Exercise ▸ Skip the pictures. Reproduce all other material exactly.

Available data ▸
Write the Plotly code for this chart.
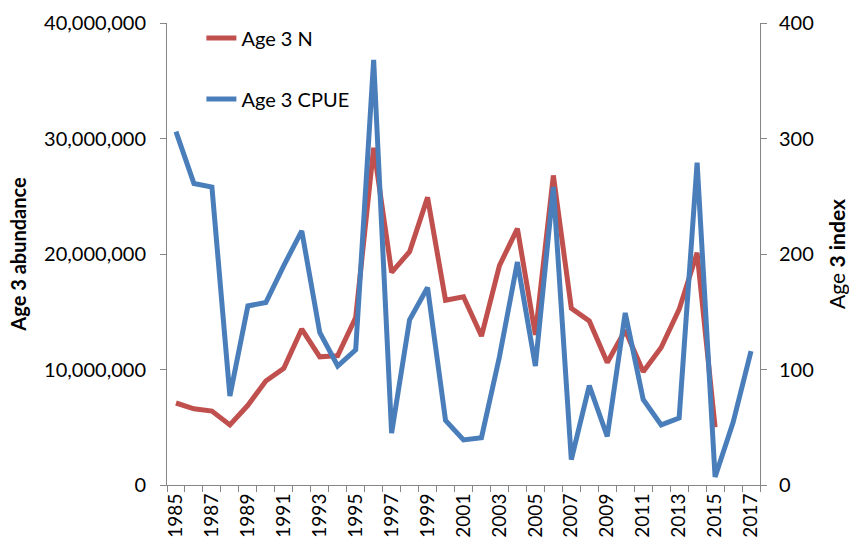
import plotly.graph_objects as go

# Survey years
years_n = list(range(1985, 2016))
years_cpue = list(range(1985, 2018))

# Age 3 abundance (numbers of fish)
age3_n = [7.1e6, 6.6e6, 6.4e6, 5.2e6, 6.9e6, 9.0e6, 10.1e6, 13.5e6, 11.1e6, 11.2e6,
          14.5e6, 29.2e6, 18.4e6, 20.2e6, 24.9e6, 16.0e6, 16.3e6, 12.9e6, 19.0e6, 22.2e6,
          13.0e6, 26.8e6, 15.3e6, 14.2e6, 10.6e6, 13.4e6, 9.8e6, 11.9e6, 15.2e6, 20.1e6,
          5.0e6]

# Age 3 CPUE index
age3_cpue = [306, 261, 258, 77, 155, 158, 190, 220, 132, 103,
             117, 368, 45, 143, 171, 56, 39, 41, 111, 193,
             103, 258, 22, 86, 42, 149, 74, 52, 58, 279,
             7, 54, 116]

left_ticks = [0, 10e6, 20e6, 30e6, 40e6]
left_labels = ["0", "10,000,000", "20,000,000", "30,000,000", "40,000,000"]
x_labels = list(range(1985, 2018, 2))

RED = "#C0504D"
BLUE = "#4A7EBB"
AXIS = "#868686"
FONT = "Lato, 'Open Sans', sans-serif"

fig = go.Figure()
fig.add_trace(go.Scatter(x=years_n, y=age3_n, name="Age 3 N", mode="lines",
                         line=dict(color=RED, width=5), legendgroup="a"))
fig.add_trace(go.Scatter(x=years_cpue, y=age3_cpue, name="Age 3 CPUE", mode="lines",
                         line=dict(color=BLUE, width=5), yaxis="y2", legendgroup="b"))

fig.update_layout(
    width=849, height=550,
    margin=dict(l=167, r=89, t=23, b=65),
    paper_bgcolor="white", plot_bgcolor="white",
    font=dict(family=FONT, size=20, color="black"),
    showlegend=True,
    legend=dict(x=0.058, y=1.01, xanchor="left", yanchor="top",
                bgcolor="rgba(0,0,0,0)", font=dict(size=20),
                itemwidth=30, tracegroupgap=32),
    xaxis=dict(
        range=[1984.5, 2017.5], tickmode="array", tickvals=x_labels,
        ticktext=[str(v) for v in x_labels], tickangle=-90,
        ticks="", showgrid=False, zeroline=False, automargin=False,
        showline=True, linecolor=AXIS, linewidth=1,
        tickfont=dict(size=19),
        minor=dict(ticks="outside", tick0=1984.5, dtick=1, ticklen=6,
                   tickcolor=AXIS, showgrid=False),
    ),
    yaxis=dict(
        range=[0, 40e6], tickmode="array", tickvals=left_ticks, ticktext=left_labels,
        ticks="outside", ticklen=6, tickcolor=AXIS, ticklabelstandoff=10,
        showgrid=False, zeroline=False, showline=True, linecolor=AXIS, linewidth=1,
        tickfont=dict(size=20), automargin=False,
        title=dict(text="<b>Age 3 abundance</b>", font=dict(size=20), standoff=12),
    ),
    yaxis2=dict(
        range=[0, 400], overlaying="y", side="right", tickvals=[0, 100, 200, 300, 400],
        ticks="outside", ticklen=6, tickcolor=AXIS, ticklabelstandoff=8,
        showgrid=False, zeroline=False, showline=True, linecolor=AXIS, linewidth=1,
        tickfont=dict(size=20), automargin=False,
        title=dict(text="Age <b>3 index</b>", font=dict(size=21), standoff=22),
    ),
)

fig.write_html("out.html")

Completed task ▸
Write the Plotly code for this chart.
import plotly.graph_objects as go

# Survey years
years_n = list(range(1985, 2016))
years_cpue = list(range(1985, 2018))

# Age 3 abundance (numbers of fish)
age3_n = [7.1e6, 6.6e6, 6.4e6, 5.2e6, 6.9e6, 9.0e6, 10.1e6, 13.5e6, 11.1e6, 11.2e6,
          14.5e6, 29.2e6, 18.4e6, 20.2e6, 24.9e6, 16.0e6, 16.3e6, 12.9e6, 19.0e6, 22.2e6,
          13.0e6, 26.8e6, 15.3e6, 14.2e6, 10.6e6, 13.4e6, 9.8e6, 11.9e6, 15.2e6, 20.1e6,
          5.0e6]

# Age 3 CPUE index
age3_cpue = [306, 261, 258, 77, 155, 158, 190, 220, 132, 103,
             117, 368, 45, 143, 171, 56, 39, 41, 111, 193,
             103, 258, 22, 86, 42, 149, 74, 52, 58, 279,
             7, 54, 116]

left_ticks = [0, 10e6, 20e6, 30e6, 40e6]
left_labels = ["0", "10,000,000", "20,000,000", "30,000,000", "40,000,000"]
x_labels = list(range(1985, 2018, 2))

RED = "#C0504D"
BLUE = "#4A7EBB"
AXIS = "#868686"
FONT = "Lato, 'Open Sans', sans-serif"

fig = go.Figure()
fig.add_trace(go.Scatter(x=years_n, y=age3_n, name="Age 3 N", mode="lines",
                         line=dict(color=RED, width=5), legendgroup="a"))
fig.add_trace(go.Scatter(x=years_cpue, y=age3_cpue, name="Age 3 CPUE", mode="lines",
                         line=dict(color=BLUE, width=5), yaxis="y2", legendgroup="b"))

fig.update_layout(
    width=849, height=550,
    margin=dict(l=167, r=89, t=23, b=65),
    paper_bgcolor="white", plot_bgcolor="white",
    font=dict(family=FONT, size=20, color="black"),
    showlegend=True,
    legend=dict(x=0.058, y=1.01, xanchor="left", yanchor="top",
                bgcolor="rgba(0,0,0,0)", font=dict(size=20),
                itemwidth=30, tracegroupgap=32),
    xaxis=dict(
        range=[1984.5, 2017.5], tickmode="array", tickvals=x_labels,
        ticktext=[str(v) for v in x_labels], tickangle=-90,
        ticks="", showgrid=False, zeroline=False, automargin=False,
        showline=True, linecolor=AXIS, linewidth=1,
        tickfont=dict(size=19),
        minor=dict(ticks="outside", tick0=1984.5, dtick=1, ticklen=6,
                   tickcolor=AXIS, showgrid=False),
    ),
    yaxis=dict(
        range=[0, 40e6], tickmode="array", tickvals=left_ticks, ticktext=left_labels,
        ticks="outside", ticklen=6, tickcolor=AXIS, ticklabelstandoff=10,
        showgrid=False, zeroline=False, showline=True, linecolor=AXIS, linewidth=1,
        tickfont=dict(size=20), automargin=False,
        title=dict(text="<b>Age 3 abundance</b>", font=dict(size=20), standoff=12),
    ),
    yaxis2=dict(
        range=[0, 400], overlaying="y", side="right", tickvals=[0, 100, 200, 300, 400],
        ticks="outside", ticklen=6, tickcolor=AXIS, ticklabelstandoff=8,
        showgrid=False, zeroline=False, showline=True, linecolor=AXIS, linewidth=1,
        tickfont=dict(size=20), automargin=False,
        title=dict(text="Age <b>3 index</b>", font=dict(size=21), standoff=22),
    ),
)

fig.write_html("out.html")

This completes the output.